Speaker
Description
Recent advancements in use of machine learning (ML) techniques on field-programmable gate arrays (FPGAs) have allowed for the implementation of embedded neural networks with extremely low latency. This is invaluable for particle detectors at the Large Hadron Collider, where latency and used area are strictly bounded. The hls4ml framework is a procedure that converts trained ML model software to a synthesis result that can be used on an FPGA. However, running the pipeline is a time-consuming procedure, and there is a strong risk of failure. In particular, it may not be possible to successfully convert a model into a synthesis result, or the resource consumption of the model may exceed the resources of the target FPGA. The task is to estimate the chance of success and resource consumption of a given model when passed through the hls4ml pipeline, without needing to run the pipeline.
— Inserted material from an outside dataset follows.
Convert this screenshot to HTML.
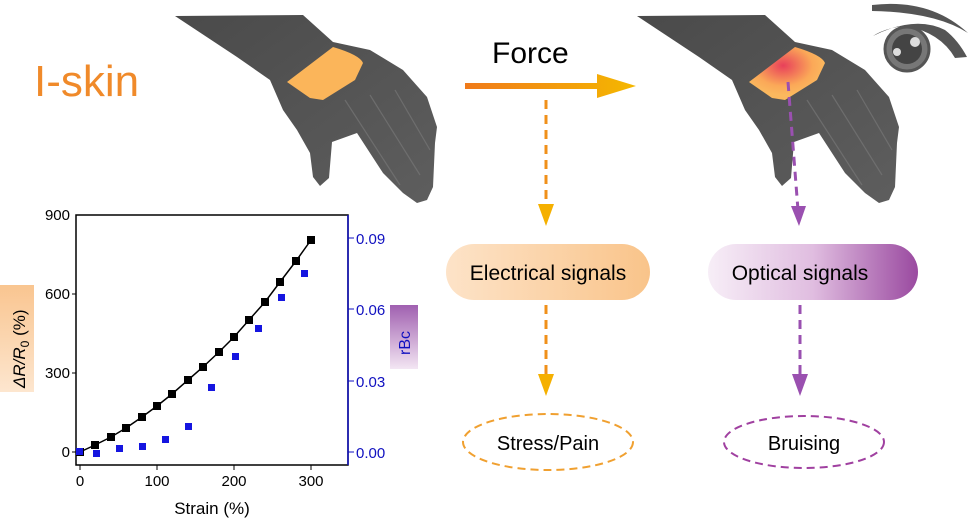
<!DOCTYPE html><html><head><style>body{margin:0;background:#fff}svg{display:block}text{font-family:"Liberation Sans",sans-serif}</style></head><body>
<svg width="973" height="523" viewBox="0 0 973 523" xmlns="http://www.w3.org/2000/svg">
<defs>
<linearGradient id="fa" x1="0" x2="1"><stop offset="0" stop-color="#f07a1a"/><stop offset="1" stop-color="#f5b800"/></linearGradient>
<linearGradient id="el" x1="0" x2="1"><stop offset="0" stop-color="#fde3c8"/><stop offset="1" stop-color="#f9c48a"/></linearGradient>
<linearGradient id="op" x1="0" x2="1"><stop offset="0" stop-color="#f7eef7"/><stop offset="0.5" stop-color="#e0bde0"/><stop offset="1" stop-color="#9a4aa0"/></linearGradient>
<linearGradient id="ry" x1="0" x2="0" y1="0" y2="1"><stop offset="0" stop-color="#f9c590"/><stop offset="1" stop-color="#fde6cf"/></linearGradient>
<linearGradient id="rb" x1="0" x2="0" y1="0" y2="1"><stop offset="0" stop-color="#a060b0"/><stop offset="1" stop-color="#f3e6f3"/></linearGradient>
<linearGradient id="hd" x1="0" x2="1" y1="0" y2="1"><stop offset="0" stop-color="#4a4a4a"/><stop offset="1" stop-color="#5e5e5e"/></linearGradient>
<radialGradient id="bz" cx="0.45" cy="0.35" r="0.55"><stop offset="0" stop-color="#e8405a"/><stop offset="0.7" stop-color="#fba858"/><stop offset="1" stop-color="#fbb85e"/></radialGradient>
<path id="hand" d="M175 16 L303 15 L333 42 L370 50 L403 70 L427 97 L437 127 L435 143 L433 187 L427 200 L417 203 L403 193 L383 173 L357 133 L332 142 L329 178 L320 186 L313 177 L310 153 L297 130 L283 110 L270 80 L237 57 Z"/>
</defs>
<text x="34" y="96" font-size="44" fill="#f08a2a">I-skin</text>
<!-- left hand -->
<use href="#hand" fill="url(#hd)"/>
<g stroke="#777" stroke-width="1.2" fill="none" opacity="0.7"><path d="M345 100 L400 185"/><path d="M370 95 L420 175"/><path d="M395 90 L430 150"/></g>
<path d="M287 82 L333 47 Q360 55 363 63 L355 80 L323 100 L310 98 Z" fill="#fbb55a"/>
<!-- right hand -->
<g transform="translate(462,0)"><use href="#hand" fill="url(#hd)"/>
<g stroke="#777" stroke-width="1.2" fill="none" opacity="0.7"><path d="M345 100 L400 185"/><path d="M370 95 L420 175"/><path d="M395 90 L430 150"/></g>
<path d="M287 82 L333 47 Q360 55 363 63 L355 80 L323 100 L310 98 Z" fill="url(#bz)"/></g>
<!-- eye -->
<path d="M872 5 Q930 -2 968 33 Q935 12 872 11 Z" fill="#555"/>
<path d="M873 36 Q915 15 945 30 Q958 40 967 57 L955 58 Q940 32 905 26 Q885 28 873 36 Z" fill="#555"/>
<circle cx="907" cy="49" r="22" fill="#777" stroke="#555" stroke-width="3"/>
<circle cx="907" cy="49" r="15" fill="#444"/><circle cx="915" cy="42" r="5" fill="#ddd"/><circle cx="897" cy="52" r="4" fill="#ddd"/>
<!-- force arrow -->
<text x="492" y="63" font-size="30" fill="#000">Force</text>
<path d="M465 83 L597 83 L597 74 L636 86 L597 98 L597 89 L465 89 Z" fill="url(#fa)"/>
<g stroke="#f0901a" stroke-width="3" stroke-dasharray="9 6" fill="none"><line x1="546" y1="100" x2="546" y2="212"/><line x1="546" y1="305" x2="546" y2="380"/></g>
<path d="M538 204 L554 204 L546 226 Z M538 374 L554 374 L546 396 Z" fill="#f5b000"/>
<g stroke="#9a50b0" stroke-width="3" stroke-dasharray="9 6" fill="none"><line x1="788" y1="82" x2="798" y2="210"/><line x1="800" y1="305" x2="800" y2="380"/></g>
<path d="M791 206 L806 206 L799 226 Z M792 374 L808 374 L800 396 Z" fill="#9a50b0"/>
<rect x="446" y="244" width="204" height="56" rx="28" fill="url(#el)"/>
<text x="548" y="280" font-size="21" text-anchor="middle" fill="#000">Electrical signals</text>
<rect x="708" y="244" width="210" height="56" rx="28" fill="url(#op)"/>
<text x="800" y="280" font-size="21" text-anchor="middle" fill="#000">Optical signals</text>
<ellipse cx="548" cy="442" rx="85" ry="28" fill="none" stroke="#f0a030" stroke-width="2" stroke-dasharray="8 5"/>
<text x="548" y="450" font-size="20" text-anchor="middle">Stress/Pain</text>
<ellipse cx="804" cy="442" rx="80" ry="26" fill="none" stroke="#a040a0" stroke-width="2" stroke-dasharray="8 5"/>
<text x="804" y="450" font-size="20" text-anchor="middle">Bruising</text>
<!-- plot -->
<rect x="76" y="215" width="272" height="250" fill="none" stroke="#000" stroke-width="1.5"/>
<line x1="348" y1="215" x2="348" y2="465" stroke="#1010c0" stroke-width="1.5"/>
<g font-size="15" text-anchor="end"><text x="70" y="220">900</text><text x="70" y="299">600</text><text x="70" y="378">300</text><text x="70" y="457">0</text></g>
<g stroke="#000"><line x1="76" y1="294" x2="72" y2="294"/><line x1="76" y1="373" x2="72" y2="373"/><line x1="76" y1="452" x2="72" y2="452"/><line x1="80" y1="465" x2="80" y2="470"/><line x1="157" y1="465" x2="157" y2="470"/><line x1="234" y1="465" x2="234" y2="470"/><line x1="311" y1="465" x2="311" y2="470"/></g>
<g font-size="15" text-anchor="middle"><text x="80" y="486">0</text><text x="157" y="486">100</text><text x="234" y="486">200</text><text x="311" y="486">300</text></g>
<text x="212" y="514" font-size="17" text-anchor="middle">Strain (%)</text>
<g stroke="#1010c0"><line x1="348" y1="238" x2="354" y2="238"/><line x1="348" y1="309" x2="354" y2="309"/><line x1="348" y1="381" x2="354" y2="381"/><line x1="348" y1="452" x2="354" y2="452"/></g>
<g font-size="15" fill="#1010c0"><text x="356" y="244">0.09</text><text x="356" y="315">0.06</text><text x="356" y="387">0.03</text><text x="356" y="458">0.00</text></g>
<rect x="0" y="285" width="34" height="107" fill="url(#ry)"/>
<text transform="translate(25,388) rotate(-90)" font-size="17" font-style="italic">ΔR/R<tspan font-size="12" dy="4" font-style="normal">0</tspan><tspan dy="-4" font-style="normal"> (%)</tspan></text>
<rect x="390" y="305" width="28" height="64" fill="url(#rb)"/>
<text transform="translate(410,355) rotate(-90)" font-size="16" fill="#1010c0">rBc</text>
<polyline points="80,452 95,445 111,437 126,428 142,417 157,406 172,394 188,380 203,367 219,352 234,337 249,320 265,302 280,282 296,261 311,240" fill="none" stroke="#000" stroke-width="1.5"/>
<g fill="#000">
<rect x="76" y="448" width="8" height="8"/><rect x="91" y="441" width="8" height="8"/><rect x="107" y="433" width="8" height="8"/><rect x="122" y="424" width="8" height="8"/><rect x="138" y="413" width="8" height="8"/><rect x="153" y="402" width="8" height="8"/><rect x="168" y="390" width="8" height="8"/><rect x="184" y="376" width="8" height="8"/><rect x="199" y="363" width="8" height="8"/><rect x="215" y="348" width="8" height="8"/><rect x="230" y="333" width="8" height="8"/><rect x="245" y="316" width="8" height="8"/><rect x="261" y="298" width="8" height="8"/><rect x="276" y="278" width="8" height="8"/><rect x="292" y="257" width="8" height="8"/><rect x="307" y="236" width="8" height="8"/></g>
<g fill="#1515e0">
<rect x="76" y="448" width="7" height="7"/><rect x="93" y="450" width="7" height="7"/><rect x="116" y="445" width="7" height="7"/><rect x="139" y="443" width="7" height="7"/><rect x="162" y="436" width="7" height="7"/><rect x="185" y="423" width="7" height="7"/><rect x="208" y="384" width="7" height="7"/><rect x="232" y="353" width="7" height="7"/><rect x="255" y="325" width="7" height="7"/><rect x="278" y="294" width="7" height="7"/><rect x="301" y="270" width="7" height="7"/></g>
</svg></body></html>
We introduce Latency/Utilization Inference GNN (luiGNN), a surrogate model which uses a graph neural network to represent input architectures in the form of a directed graph. This graph representation allows for a diverse set of model architectures to all be effectively handled by a surrogate model. The GNN allows for effective representation of heterogeneous data and gives a natural avenue for representing certain intricacies of input models, such as skip connections. By representing these models in graph form, the GNN is able to train on the structure of the graph itself, rather than on the specific order of the layers in the input data. In principle, this could allow for luiGNN to perform inferences on model architectures that had never been seen in training data. Tests on the wa-hls4ml benchmark dataset currently point to the GNN being able to match or outperform the predictive power of a standard multilayer perceptron surrogate model. This lends confidence to luiGNN's future potential in the case of strongly heterogeneous data and in inference on previously unseen model architecture.